Extraskeletal chondroma is a cutaneous condition, a rare benign tumor of mature cartilage.

== Signs and symptoms ==
An extraskeletal chondroma often manifests clinically as a nodular soft tissue mass that steadily enlarges without discomfort and may exist for varying lengths of time before diagnosis. The fingers and toes are the most often affected areas. The tumor is oval in shape and clearly defined; it rarely has a diameter more than 3 cm.

== Causes ==
Rather of coming from mature osseous or cartilaginous tissue, it is believed that this tumor originates from the fibrous stroma of soft tissues. Micro trauma that occurs repeatedly could be the trigger.

== Diagnosis ==
A positive diagnosis can only be made through a histological analysis. An extraskeletal osteochondroma may show up on traditional radiography as a well-circumscribed, lobulated mass with intense core mineralization. The extraskeletal position of the mass can be verified by CT, which can also reveal foci of ossification or calcification that help narrow the diagnosis to extraskeletal chondroma. The most effective radiologic method is magnetic resonance imaging (MRI), which is able to characterize the tumor's extent, contour, shape, and intensity as well as its relationship to any calcifications or surrounding structures.
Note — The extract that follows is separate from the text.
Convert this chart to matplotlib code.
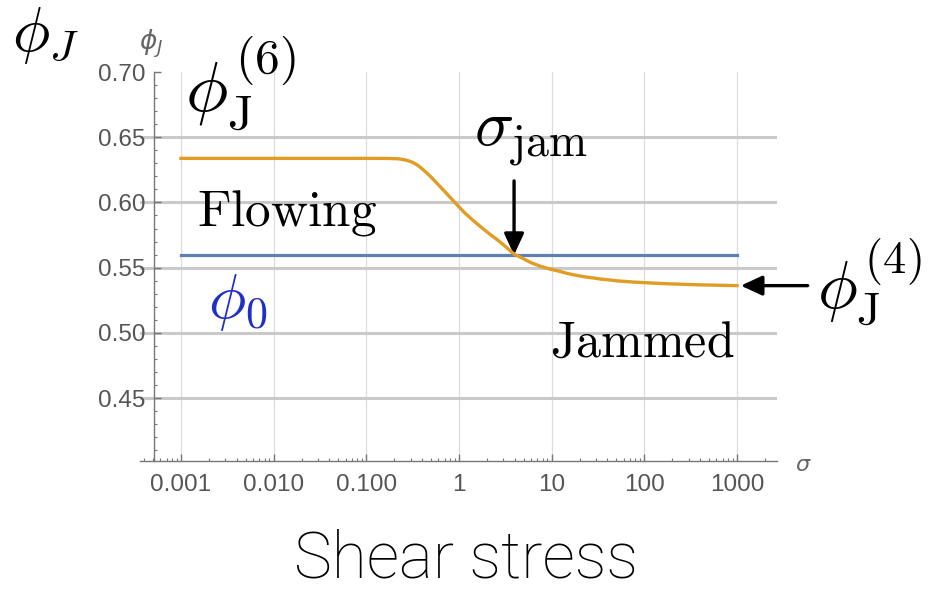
import matplotlib
matplotlib.use("Agg")
import matplotlib.pyplot as plt
from matplotlib.ticker import FixedLocator, MultipleLocator, LogLocator, NullFormatter

plt.rcParams['mathtext.fontset'] = 'cm'

# jamming fraction phi_J vs shear stress
sigma = [0.001, 0.01, 0.05, 0.144, 0.18, 0.219, 0.24, 0.27, 0.30, 0.327, 0.36,
         0.40, 0.44, 0.499, 0.61, 0.761, 0.93, 1.13, 1.4, 1.73, 2.14, 2.64, 3.2,
         3.93, 4.9, 6.0, 7.6, 9.86, 12.0, 15.0, 18.5, 22.4, 28.0, 34.1, 42.0,
         50.0, 60.0, 77.6, 120.0, 181.0, 400.0, 1000.0]
phi_J = [0.6338, 0.6338, 0.6338, 0.6338, 0.6337, 0.6335, 0.6331, 0.6324, 0.6314,
         0.6302, 0.6284, 0.6258, 0.6232, 0.6195, 0.6130, 0.6057, 0.5990, 0.5926,
         0.5866, 0.5811, 0.5758, 0.5709, 0.5660, 0.5604, 0.5570, 0.5538, 0.5510,
         0.5487, 0.5473, 0.5454, 0.5441, 0.5430, 0.5421, 0.5412, 0.5406, 0.5399,
         0.5395, 0.5389, 0.5382, 0.5376, 0.5368, 0.5362]
sigma_range = [0.001, 1000.0]
phi_0 = 0.5597
phi_J4 = 0.5362
sigma_jam = 3.93

xticks = [0.001, 0.01, 0.1, 1, 10, 100, 1000]
xticklabels = ['0.001', '0.010', '0.100', '1', '10', '100', '1000']
yticks = [0.45, 0.50, 0.55, 0.60, 0.65, 0.70]
yticklabels = ['0.45', '0.50', '0.55', '0.60', '0.65', '0.70']

fig = plt.figure(figsize=(9.33, 5.9), dpi=100)
ax = fig.add_axes([0.1501, 0.2186, 0.6827, 0.6593])

ax.set_xscale('log')
ax.set_xlim(10 ** -3.442, 10 ** 3.432)
ax.set_ylim(0.4017, 0.70)

# grid lines, Mathematica style
for v in xticks:
    ax.axvline(v, color='#dddddd', lw=0.9, zorder=0)
for v in yticks[:-1]:
    ax.axhline(v, color='#c9c9c9', lw=2.2, zorder=0)

ax.plot(sigma_range, [phi_0, phi_0], color='#5E81B5', lw=2.3, zorder=3)
ax.plot(sigma, phi_J, color='#E19C24', lw=2.4, zorder=4)

for s in ['top', 'right']:
    ax.spines[s].set_visible(False)
ax.spines['left'].set_position(('data', 10 ** -3.291))
ax.spines['left'].set_bounds(0.4017, 0.70)
for s in ['left', 'bottom']:
    ax.spines[s].set_color('#777777')
    ax.spines[s].set_linewidth(1.0)

ax.xaxis.set_major_locator(FixedLocator(xticks))
ax.set_xticklabels(xticklabels)
ax.xaxis.set_minor_locator(LogLocator(base=10, subs=range(2, 10), numticks=30))
ax.xaxis.set_minor_formatter(NullFormatter())
ax.yaxis.set_major_locator(FixedLocator(yticks))
ax.set_yticklabels(yticklabels)
ax.yaxis.set_minor_locator(MultipleLocator(0.01))

ax.tick_params(which='both', direction='in', colors='#777777', labelcolor='#555555',
               labelsize=17.5)
ax.tick_params(which='major', length=5, width=1.0)
ax.tick_params(which='minor', length=2.5, width=0.8)
ax.tick_params(axis='x', pad=9)
ax.tick_params(axis='y', pad=6)
for lab in ax.get_xticklabels() + ax.get_yticklabels():
    lab.set_family('Liberation Sans')

# small axis labels
fig.text(139 / 933, 1 - 50 / 590, r'$\phi_J$', fontsize=19, color='#666666',
         math_fontfamily='dejavusans')
fig.text(795 / 933, 1 - 471 / 590, r'$\sigma$', fontsize=16, color='#666666',
         math_fontfamily='dejavusans')

# big annotations
fig.text(12 / 933, 1 - 51 / 590, r'$\phi_J$', fontsize=45, va='baseline')
fig.text(185 / 933, 1 - 113 / 590, r'$\phi_{\rm J}^{(6)}$', fontsize=51, va='baseline')
fig.text(197 / 933, 1 - 226 / 590, r'$\mathrm{Flowing}$', fontsize=37, va='baseline')
fig.text(208 / 933, 1 - 318 / 590, r'$\phi_0$', fontsize=45, va='baseline', color='#1f2fc8')
fig.text(474 / 933, 1 - 145 / 590, r'$\sigma_{\rm jam}$', fontsize=47, va='baseline')
fig.text(550 / 933, 1 - 357 / 590, r'$\mathrm{Jammed}$', fontsize=36, va='baseline')
fig.text(817 / 933, 1 - 309 / 590, r'$\phi_{\rm J}^{(4)}$', fontsize=48, va='baseline')

arrow = dict(arrowstyle='-|>,head_length=1.3,head_width=0.6',
             color='black', lw=2.4, shrinkA=0, shrinkB=0)
ax.annotate('', xy=(sigma_jam, phi_0), xytext=(sigma_jam, 0.6165), arrowprops=arrow)
ax.annotate('', xy=(1100, phi_J4), xytext=(5800, phi_J4), arrowprops=arrow,
            annotation_clip=False)

fig.text(0.5, 1 - 578 / 590, 'Shear stress', fontsize=46, ha='center', va='baseline',
         family='Roboto', fontweight='light')

fig.savefig('out.png', dpi=100)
According to histopathology, the tumor has a lot of lobular structures and certain sections that resemble mucus-containing hyaline cartilage. Eosinophilic cells with a spindle or circular form are sparsely distributed throughout the tumor matrix. Tumor cells enlarge and take on a rounded appearance, resembling hyaline cartilage. Incomplete lacuna-like voids can occasionally occur in the surrounding matrix. In few circumstances, multinuclear cells and nuclear atypia are present in benign chondroma as well.

== Treatment ==
The only effective treatment is surgery, however recurrence is frequent.